Cheaters: Trying to Control the Situation Makes it Worse

This entry was posted in Addicts, Blog, Couples, Partners and tagged , on by .

Erin Snow

In his book, Out of the Doghouse, my colleague Dr. Rob Weiss lists seven behaviors cheaters engage in after their infidelity is uncovered that make the situation worse rather than better. Two of these are linked to attempts to control your betrayed partner’s reaction. The first is to do that using aggression and threats. The second is to try to calm your partner down.

Using Aggression and Threats

Sometimes cheaters struggle with their betrayed partner being so angry, and in response, they get aggressive. The most common ways to do this involve emotional or financial threats.

  • If you don’t like my cheating, then maybe we should get a divorce. But don’t count on some big payout from me. 
  • If you want me to take care of you and the house and the kids, I’m perfectly happy to do so. But you’re going to have to get used to me stepping out on you.
  • I’m not leaving, but I’m not limiting myself sexually, either. You’re just going to have to live with that if you want to stay together.

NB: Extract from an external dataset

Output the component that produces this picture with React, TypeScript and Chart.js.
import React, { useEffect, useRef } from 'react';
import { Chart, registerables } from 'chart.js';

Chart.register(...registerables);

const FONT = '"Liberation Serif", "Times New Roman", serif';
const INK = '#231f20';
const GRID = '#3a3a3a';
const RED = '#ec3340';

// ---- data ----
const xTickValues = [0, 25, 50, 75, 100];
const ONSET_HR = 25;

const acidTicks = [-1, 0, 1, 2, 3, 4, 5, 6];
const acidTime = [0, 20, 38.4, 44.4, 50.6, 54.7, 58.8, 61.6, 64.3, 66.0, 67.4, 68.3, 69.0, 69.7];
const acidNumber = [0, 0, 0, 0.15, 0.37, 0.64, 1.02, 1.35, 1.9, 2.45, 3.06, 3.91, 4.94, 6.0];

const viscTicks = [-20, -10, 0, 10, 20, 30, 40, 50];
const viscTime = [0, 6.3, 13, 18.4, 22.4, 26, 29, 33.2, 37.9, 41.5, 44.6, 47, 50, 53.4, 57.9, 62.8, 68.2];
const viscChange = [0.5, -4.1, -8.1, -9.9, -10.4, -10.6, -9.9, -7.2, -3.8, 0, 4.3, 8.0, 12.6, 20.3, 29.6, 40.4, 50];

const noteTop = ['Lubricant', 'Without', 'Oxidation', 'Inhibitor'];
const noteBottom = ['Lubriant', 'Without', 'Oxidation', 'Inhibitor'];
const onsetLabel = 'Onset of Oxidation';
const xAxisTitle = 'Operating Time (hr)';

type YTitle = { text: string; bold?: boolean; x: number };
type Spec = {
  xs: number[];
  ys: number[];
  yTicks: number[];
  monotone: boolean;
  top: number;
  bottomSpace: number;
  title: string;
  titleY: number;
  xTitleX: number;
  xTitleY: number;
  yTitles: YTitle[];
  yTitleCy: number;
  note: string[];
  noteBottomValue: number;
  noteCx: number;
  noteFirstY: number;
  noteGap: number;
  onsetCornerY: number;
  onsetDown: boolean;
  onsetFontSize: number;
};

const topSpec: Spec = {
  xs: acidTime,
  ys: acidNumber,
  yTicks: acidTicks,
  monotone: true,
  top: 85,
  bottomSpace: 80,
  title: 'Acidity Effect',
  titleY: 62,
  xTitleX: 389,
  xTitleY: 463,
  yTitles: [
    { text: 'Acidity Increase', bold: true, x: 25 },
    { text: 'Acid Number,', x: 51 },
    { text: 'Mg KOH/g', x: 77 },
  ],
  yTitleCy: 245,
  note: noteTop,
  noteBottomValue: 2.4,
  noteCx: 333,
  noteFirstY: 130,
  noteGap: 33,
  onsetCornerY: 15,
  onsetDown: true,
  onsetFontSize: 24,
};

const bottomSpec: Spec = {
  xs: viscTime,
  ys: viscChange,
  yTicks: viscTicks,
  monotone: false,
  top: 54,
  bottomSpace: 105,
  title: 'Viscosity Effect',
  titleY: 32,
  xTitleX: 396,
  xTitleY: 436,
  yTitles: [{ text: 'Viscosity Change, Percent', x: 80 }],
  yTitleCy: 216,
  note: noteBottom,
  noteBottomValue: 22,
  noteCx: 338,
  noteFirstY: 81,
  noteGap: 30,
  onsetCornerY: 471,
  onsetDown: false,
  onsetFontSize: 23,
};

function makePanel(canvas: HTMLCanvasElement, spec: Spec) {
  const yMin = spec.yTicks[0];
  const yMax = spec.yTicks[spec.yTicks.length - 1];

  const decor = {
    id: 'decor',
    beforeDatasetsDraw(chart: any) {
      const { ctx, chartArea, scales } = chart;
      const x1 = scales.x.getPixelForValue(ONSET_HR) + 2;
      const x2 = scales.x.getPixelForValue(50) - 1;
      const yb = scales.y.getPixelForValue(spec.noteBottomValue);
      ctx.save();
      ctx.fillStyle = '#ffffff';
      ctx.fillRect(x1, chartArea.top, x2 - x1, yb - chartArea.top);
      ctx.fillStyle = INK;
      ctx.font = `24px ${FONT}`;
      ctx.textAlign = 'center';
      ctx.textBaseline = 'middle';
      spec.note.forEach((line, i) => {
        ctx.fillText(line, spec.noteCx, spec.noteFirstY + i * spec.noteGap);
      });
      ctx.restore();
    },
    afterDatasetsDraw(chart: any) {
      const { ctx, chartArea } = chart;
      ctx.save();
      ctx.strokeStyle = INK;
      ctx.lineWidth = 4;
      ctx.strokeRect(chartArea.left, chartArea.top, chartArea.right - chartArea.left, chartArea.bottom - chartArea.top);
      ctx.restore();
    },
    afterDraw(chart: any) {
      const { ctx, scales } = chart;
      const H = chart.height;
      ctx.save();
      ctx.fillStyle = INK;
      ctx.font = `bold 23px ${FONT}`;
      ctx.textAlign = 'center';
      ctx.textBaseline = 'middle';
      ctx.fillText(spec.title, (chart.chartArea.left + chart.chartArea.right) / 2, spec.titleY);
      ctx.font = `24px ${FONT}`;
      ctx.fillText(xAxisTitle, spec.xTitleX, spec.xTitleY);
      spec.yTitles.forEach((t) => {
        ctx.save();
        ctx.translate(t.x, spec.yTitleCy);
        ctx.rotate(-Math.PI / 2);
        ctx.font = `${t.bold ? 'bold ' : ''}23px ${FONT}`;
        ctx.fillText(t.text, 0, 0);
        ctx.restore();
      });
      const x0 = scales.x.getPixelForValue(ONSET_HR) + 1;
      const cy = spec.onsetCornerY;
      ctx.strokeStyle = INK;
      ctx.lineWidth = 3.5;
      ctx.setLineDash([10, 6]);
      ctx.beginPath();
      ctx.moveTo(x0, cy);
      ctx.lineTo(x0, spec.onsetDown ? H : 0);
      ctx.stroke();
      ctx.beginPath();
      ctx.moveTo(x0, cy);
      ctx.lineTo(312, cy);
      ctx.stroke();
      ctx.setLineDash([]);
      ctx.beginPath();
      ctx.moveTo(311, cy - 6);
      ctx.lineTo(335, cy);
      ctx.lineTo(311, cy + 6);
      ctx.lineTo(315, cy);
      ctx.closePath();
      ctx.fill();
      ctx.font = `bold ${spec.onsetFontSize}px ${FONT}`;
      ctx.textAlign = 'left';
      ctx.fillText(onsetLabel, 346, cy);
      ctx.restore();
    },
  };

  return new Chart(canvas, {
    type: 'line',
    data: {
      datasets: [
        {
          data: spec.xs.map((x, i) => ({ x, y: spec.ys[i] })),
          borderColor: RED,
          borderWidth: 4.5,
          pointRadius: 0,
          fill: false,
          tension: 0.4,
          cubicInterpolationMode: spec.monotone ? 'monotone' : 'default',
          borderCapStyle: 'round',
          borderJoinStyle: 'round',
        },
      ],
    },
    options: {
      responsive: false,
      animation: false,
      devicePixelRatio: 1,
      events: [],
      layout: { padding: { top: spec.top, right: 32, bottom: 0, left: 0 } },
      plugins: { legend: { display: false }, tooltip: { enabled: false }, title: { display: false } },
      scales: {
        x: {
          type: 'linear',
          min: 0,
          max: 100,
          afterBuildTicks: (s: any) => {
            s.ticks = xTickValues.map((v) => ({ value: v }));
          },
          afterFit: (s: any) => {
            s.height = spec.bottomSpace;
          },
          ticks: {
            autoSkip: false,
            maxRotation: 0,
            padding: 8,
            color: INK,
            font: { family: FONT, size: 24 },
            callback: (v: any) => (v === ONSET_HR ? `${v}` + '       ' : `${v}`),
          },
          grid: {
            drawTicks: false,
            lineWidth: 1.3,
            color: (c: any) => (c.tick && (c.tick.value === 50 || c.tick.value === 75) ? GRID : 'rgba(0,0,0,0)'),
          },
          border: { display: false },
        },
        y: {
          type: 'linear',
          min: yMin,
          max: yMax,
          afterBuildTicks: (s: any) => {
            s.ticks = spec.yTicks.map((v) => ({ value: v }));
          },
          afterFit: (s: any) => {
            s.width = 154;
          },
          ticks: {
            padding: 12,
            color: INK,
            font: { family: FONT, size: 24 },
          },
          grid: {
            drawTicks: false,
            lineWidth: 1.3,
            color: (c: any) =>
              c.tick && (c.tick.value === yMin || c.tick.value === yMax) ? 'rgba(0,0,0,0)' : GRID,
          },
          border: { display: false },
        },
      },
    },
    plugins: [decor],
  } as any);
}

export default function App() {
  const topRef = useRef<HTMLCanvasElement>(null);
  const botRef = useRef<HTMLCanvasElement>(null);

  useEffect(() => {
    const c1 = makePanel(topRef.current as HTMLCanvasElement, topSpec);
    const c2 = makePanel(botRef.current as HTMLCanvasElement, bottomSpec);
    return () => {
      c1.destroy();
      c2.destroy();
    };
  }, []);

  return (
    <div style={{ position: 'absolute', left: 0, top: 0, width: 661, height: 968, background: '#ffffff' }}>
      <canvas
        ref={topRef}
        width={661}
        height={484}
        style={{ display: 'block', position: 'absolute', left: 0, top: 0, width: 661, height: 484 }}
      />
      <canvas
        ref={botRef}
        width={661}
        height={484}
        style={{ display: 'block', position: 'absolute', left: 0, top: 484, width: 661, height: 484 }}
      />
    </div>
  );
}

Cheaters who use aggression and threats in this way seem to think that the best defense is a good offense. It isn’t. If you try this approach, it is possible that you will successfully bully your partner into submission. Temporarily. More likely, however, you will drive your partner further away. And if your partner does give in to your bullying, is that really the kind of relationship you want? 

Trying to Calm Your Partner Down

If you want to watch your partner really lose their temper, wait until they’re already upset and then try to calm them down. Say something like, “Honey, relax. This isn’t a big deal. You know I love you, and I always have. You’re overreacting.” Then you should probably duck and cover—because that’s what you do when a tornado is heading your way, right?

Believe me when I tell you that betrayed partners do not like it when you try to diminish (i.e., invalidate) their emotions. Sure, if you work hard enough, you might be able to calm your partner down a little bit, but it won’t last, and it certainly won’t fix the underlying issues with relationship trust. Besides, you are rightfully in the doghouse. Your partner’s anger was caused by your actions. If you hadn’t cheated and lied, your partner wouldn’t be angry. So maybe you should just let your partner be angry and be glad that they still care enough to have strong feelings about you. Know too that a big part of your partner’s healing process is being able to express how your actions have affected them, and you need to live with that, no matter how awful it feels.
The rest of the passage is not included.